Pesquisa liderada por brasileiros e divulgada na revista Nature Communications propõe uma estratégia combinada de combate ao câncer de mama que tem como alvo duas proteínas essenciais para a progressão do tumor: a HuR e a enzima glutaminase.
As necessidades metabólicas das células tumorais estão associadas a um grande consumo de glutamina para a produção de energia, e o primeiro passo é a sua conversão em glutamato. Isso é feito pela ação da enzima glutaminase, que possui três isoformas (GAC, KGA e LGA) que se relacionam de forma diferente em relação à progressão tumoral. Por isso mesmo, apontam os pesquisadores, é um bom alvo para tratamentos.
“A glutaminase é importante pois transforma a glutamina em compostos que alimentam o ciclo de energia e de produção de insumos das células – essencial, portanto, para células cancerosas, que têm um metabolismo muito ativo para sustentar seu rápido crescimento”, explica o pesquisador Douglas Adamoski, primeiro autor do artigo e bolsista de doutorado da FAPESP.
Agir sobre a glutaminase, portanto, reduzindo sua ação, é importante foco de tratamentos. Porém, o grupo de pesquisadores combinou outra estratégia e melhorou ainda mais os resultados. O trabalho inova ao focar em como o metabolismo do RNA da glutaminase é regulado pela proteína HuR.
“Outro ponto importante do trabalho é que explora de maneira inédita o papel de HuR no controle mais amplo do metabolismo celular. No trabalho, mostramos como essa proteína regula o metabolismo das células tumorais, afetando genes metabólicos importantes. Isso inclui vias como glicólise, ciclo de Krebs e síntese de ácidos graxos, por exemplo”, destaca Sandra Martha Gomes Dias, pesquisadora do Centro Nacional de Pesquisa em Energia e Materiais (CNPEM) apoiada pela FAPESP em estudos diversificados que destrincham o papel da glutaminase na atividade tumoral.

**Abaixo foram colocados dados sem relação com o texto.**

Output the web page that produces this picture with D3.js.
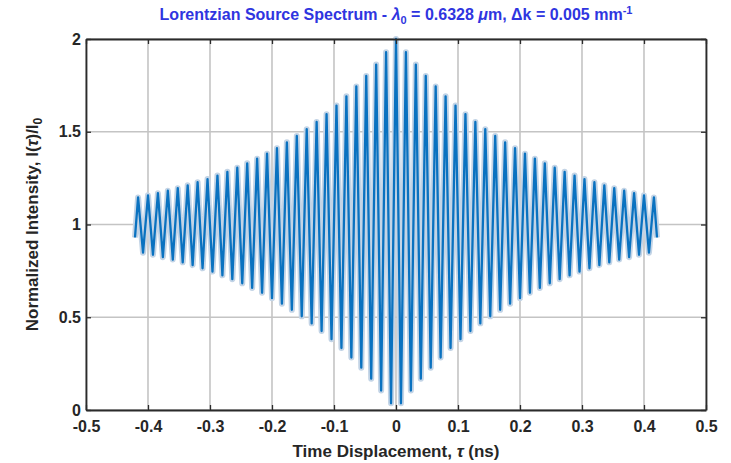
<!DOCTYPE html>
<html>
<head>
<meta charset="utf-8">
<script src="https://cdn.jsdelivr.net/npm/d3@7/dist/d3.min.js"></script>
<style>
  body { margin: 0; background: #fff; }
  svg { display: block; font-family: "Liberation Sans", Arial, sans-serif; }
</style>
</head>
<body>
<div id="chart"></div>
<script>
// extrema of the interferogram (tau in ns)
const tauNs = [
  -0.421, -0.416, -0.408, -0.400, -0.392, -0.384, -0.376, -0.368, -0.360, -0.352,
  -0.344, -0.336, -0.328, -0.320, -0.312, -0.304, -0.296, -0.288, -0.280, -0.272,
  -0.264, -0.256, -0.248, -0.240, -0.232, -0.224, -0.216, -0.208, -0.200, -0.192,
  -0.184, -0.176, -0.168, -0.160, -0.152, -0.144, -0.136, -0.128, -0.120, -0.112,
  -0.104, -0.096, -0.088, -0.080, -0.072, -0.064, -0.056, -0.048, -0.040, -0.032,
  -0.024, -0.016, -0.008, 0,
  0.008, 0.016, 0.024, 0.032, 0.040, 0.048, 0.056, 0.064, 0.072, 0.080,
  0.088, 0.096, 0.104, 0.112, 0.120, 0.128, 0.136, 0.144, 0.152, 0.160,
  0.168, 0.176, 0.184, 0.192, 0.200, 0.208, 0.216, 0.224, 0.232, 0.240,
  0.248, 0.256, 0.264, 0.272, 0.280, 0.288, 0.296, 0.304, 0.312, 0.320,
  0.328, 0.336, 0.344, 0.352, 0.360, 0.368, 0.376, 0.384, 0.392, 0.400,
  0.408, 0.416, 0.421
];

const intensity = [
  0.93, 1.146, 0.848, 1.157, 0.837, 1.169, 0.824, 1.182, 0.811, 1.196,
  0.796, 1.211, 0.781, 1.228, 0.764, 1.245, 0.746, 1.264, 0.726, 1.284,
  0.705, 1.306, 0.683, 1.330, 0.658, 1.355, 0.632, 1.382, 0.603, 1.411,
  0.573, 1.443, 0.540, 1.477, 0.505, 1.514, 0.467, 1.553, 0.426, 1.595,
  0.382, 1.641, 0.334, 1.691, 0.283, 1.744, 0.228, 1.801, 0.169, 1.862,
  0.105, 1.929, 0.036, 2.000,
  0.036, 1.929, 0.105, 1.862, 0.169, 1.801, 0.228, 1.744, 0.283, 1.691,
  0.334, 1.641, 0.382, 1.595, 0.426, 1.553, 0.467, 1.514, 0.505, 1.477,
  0.540, 1.443, 0.573, 1.411, 0.603, 1.382, 0.632, 1.355, 0.658, 1.330,
  0.683, 1.306, 0.705, 1.284, 0.726, 1.264, 0.746, 1.245, 0.764, 1.228,
  0.781, 1.211, 0.796, 1.196, 0.811, 1.182, 0.824, 1.169, 0.837, 1.157,
  0.848, 1.146, 0.93
];

const xTicks = [-0.5, -0.4, -0.3, -0.2, -0.1, 0, 0.1, 0.2, 0.3, 0.4, 0.5];
const yTicks = [0, 0.5, 1, 1.5, 2];

const width = 731, height = 463;
const margin = { top: 39, right: 25, bottom: 53, left: 86 };
const innerW = width - margin.left - margin.right;
const innerH = height - margin.top - margin.bottom;

const svg = d3.select('#chart')
  .append('svg')
  .attr('width', width)
  .attr('height', height);

const g = svg.append('g')
  .attr('transform', `translate(${margin.left},${margin.top})`);

const x = d3.scaleLinear().domain([-0.5, 0.5]).range([0, innerW]);
const y = d3.scaleLinear().domain([0, 2]).range([innerH, 0]);

// grid
g.append('g')
  .selectAll('line')
  .data(xTicks)
  .enter().append('line')
  .attr('x1', d => x(d)).attr('x2', d => x(d))
  .attr('y1', 0).attr('y2', innerH)
  .attr('stroke', '#c4c4c4')
  .attr('stroke-width', 1.6);

g.append('g')
  .selectAll('line')
  .data(yTicks)
  .enter().append('line')
  .attr('x1', 0).attr('x2', innerW)
  .attr('y1', d => y(d)).attr('y2', d => y(d))
  .attr('stroke', '#c4c4c4')
  .attr('stroke-width', 1.6);

// signal: light halo under a solid blue trace
const pts = tauNs.map((t, i) => [t, intensity[i]]);
const line = d3.line()
  .x(d => x(d[0]))
  .y(d => y(d[1]));

g.append('path')
  .datum(pts)
  .attr('fill', 'none')
  .attr('stroke', '#c3d4e6')
  .attr('stroke-width', 6)
  .attr('stroke-linejoin', 'round')
  .attr('d', line);

g.append('path')
  .datum(pts)
  .attr('fill', 'none')
  .attr('stroke', '#0a72c0')
  .attr('stroke-width', 2.3)
  .attr('stroke-linejoin', 'round')
  .attr('d', line);

// axes (ticks pointing inward, box on)
const tickFmt = d => String(d);
g.append('g')
  .attr('transform', `translate(0,${innerH})`)
  .call(d3.axisBottom(x).tickValues(xTicks).tickSizeInner(-5).tickSizeOuter(0).tickPadding(11).tickFormat(tickFmt));
g.append('g')
  .call(d3.axisLeft(y).tickValues(yTicks).tickSizeInner(-5).tickSizeOuter(0).tickPadding(5).tickFormat(tickFmt));
g.append('g')
  .call(d3.axisTop(x).tickValues(xTicks).tickSizeInner(-5).tickSizeOuter(0).tickFormat(''));
g.append('g')
  .attr('transform', `translate(${innerW},0)`)
  .call(d3.axisRight(y).tickValues(yTicks).tickSizeInner(-5).tickSizeOuter(0).tickFormat(''));

g.selectAll('.domain').attr('stroke', '#2b2b2b').attr('stroke-width', 1.8);
g.selectAll('.tick line').attr('stroke', '#2b2b2b').attr('stroke-width', 1.3);
g.selectAll('.tick text')
  .attr('fill', '#262626')
  .attr('font-size', 16)
  .attr('font-weight', 'bold');

// title
const title = svg.append('text')
  .attr('x', margin.left + innerW / 2)
  .attr('y', 20)
  .attr('text-anchor', 'middle')
  .attr('font-size', 16)
  .attr('font-weight', 'bold')
  .attr('fill', '#2f35e0');
title.append('tspan').text('Lorentzian Source Spectrum - ');
title.append('tspan').attr('font-style', 'italic').text('λ');
title.append('tspan').attr('font-size', 11).attr('dy', 4).text('0');
title.append('tspan').attr('dy', -4).text(' = 0.6328 ');
title.append('tspan').attr('font-style', 'italic').text('μ');
title.append('tspan').text('m, Δk = 0.005 mm');
title.append('tspan').attr('font-size', 11).attr('dy', -6).text('-1');

// axis labels
const xl = svg.append('text')
  .attr('x', margin.left + innerW / 2)
  .attr('y', 457)
  .attr('text-anchor', 'middle')
  .attr('font-size', 17)
  .attr('font-weight', 'bold')
  .attr('fill', '#262626');
xl.append('tspan').text('Time Displacement, ');
xl.append('tspan').attr('font-style', 'italic').text('τ');
xl.append('tspan').text(' (ns)');

const yl = svg.append('text')
  .attr('transform', `translate(38,${margin.top + innerH / 2}) rotate(-90)`)
  .attr('text-anchor', 'middle')
  .attr('font-size', 17)
  .attr('font-weight', 'bold')
  .attr('fill', '#262626');
yl.append('tspan').text('Normalized Intensity, I(');
yl.append('tspan').attr('font-style', 'italic').text('τ');
yl.append('tspan').text(')/I');
yl.append('tspan').attr('font-size', 12).attr('dy', 4).text('0');
</script>
</body>
</html>
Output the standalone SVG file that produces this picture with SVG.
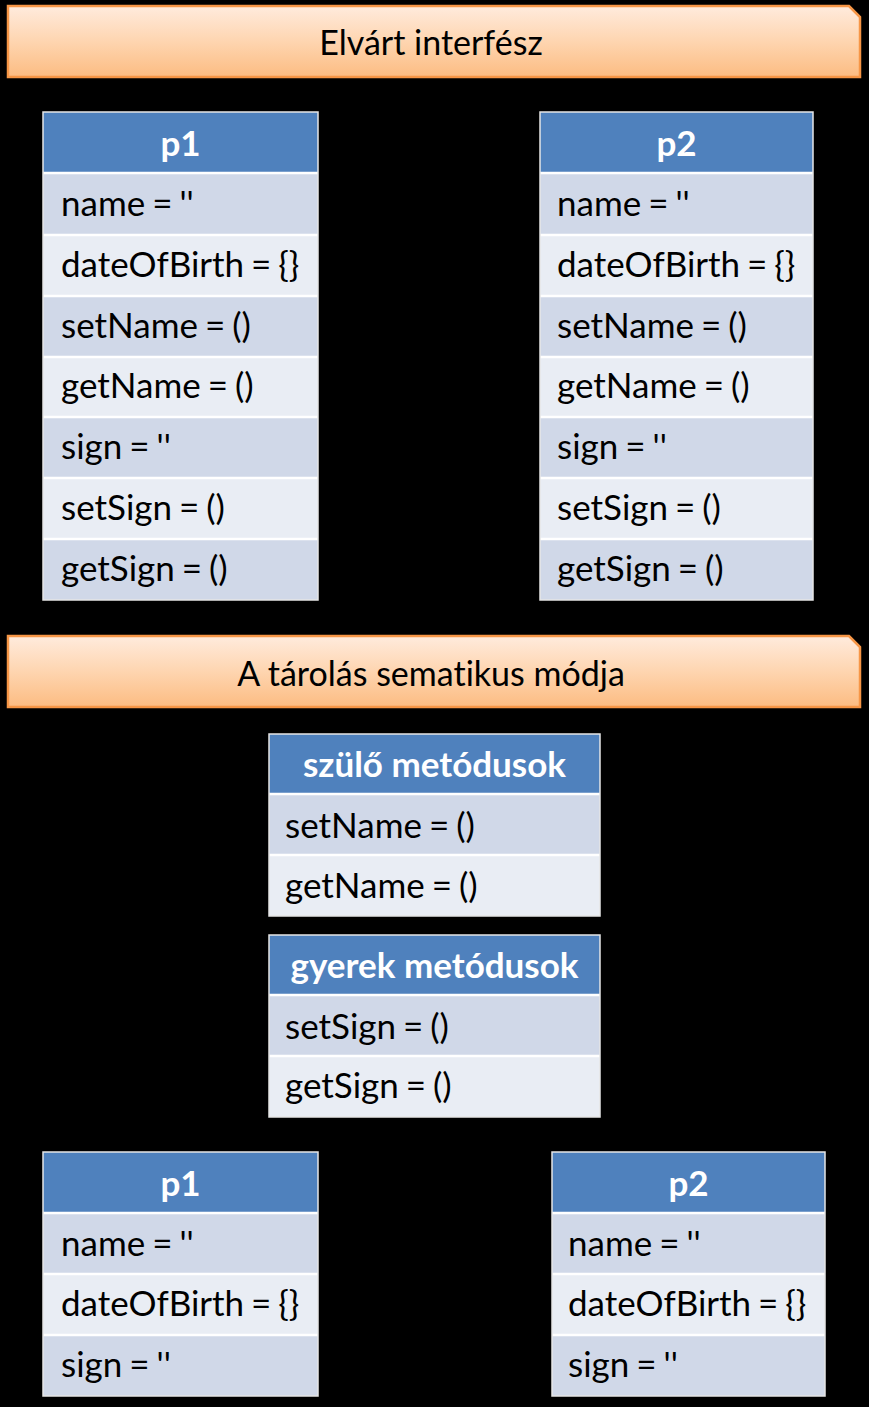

Níveis elevados de HuR estão correlacionados ao aumento da expressão de genes que apoiam a proliferação e a sobrevivência das células de câncer, sugerindo mau prognóstico do paciente. Assim, a regulação dessa proteína também pode ser um bom alvo terapêutico. “Inibidores de pequenas moléculas de HuR já foram identificados e novas formulações para sua entrega direcionada a células tumorais foram desenvolvidas com atividade anticâncer promissora”, ressalta Dias.
Isoformas
Os pesquisadores mostraram que a proteína HuR, que é frequentemente superexpressa em vários tipos de câncer, desempenha um papel vital na escolha da produção de diferentes formas da enzima glutaminase. “Quando a HuR está em níveis reduzidos, aumenta a produção da isoforma GAC – que transforma glutamina em glutamato mais rapidamente”, diz Adamoski.
Ao reduzir a expressão da HuR, o grupo conseguiu, então, diminuir a isoforma KGA e aumentar a GAC, tornando o metabolismo das células cancerosas ainda mais dependentes da glutamina. “Ao reduzir a HuR e, ao mesmo tempo, inibir quimicamente a glutaminase, conseguimos diminuir significativamente o crescimento e a invasão das células de câncer de mama”, diz Adamoski.
Estiveram envolvidos no estudo pesquisadores ligados ao CNPEM, à Universidade Estadual de Campinas (Unicamp), Washington University School of Medicine (Estados Unidos), University of Medicine Iuliu-Hatieganu (Romênia) e Universidade do Texas (Estados Unidos).
A linha de pesquisa contou também com outros apoios da FAPESP (20/16030-0, 14/18061-9, 20/09535-8 e 16/06625-0).
As descobertas sugerem que uma estratégia terapêutica combinando a inibição da glutaminase e da HuR pode ser uma abordagem promissora para o tratamento do câncer de mama. O trabalho vem na sequência de outro estudo relevante apoiado pela FAPESP, do qual também participaram Sandra e Adamoski, com artigo publicado na Nature Structural & Molecular Biology.
Esse trabalho prévio ajudou a elucidar as estratégias da glutaminase para ter maior atividade metabólica, que é pela formação de filamentos dentro da mitocôndria. Foi uma descoberta importante, então, porque a desregulação do metabolismo tumoral desempenha um papel crucial para a progressão do câncer e metástases, e é associada a um pior prognóstico em pacientes com câncer de mama.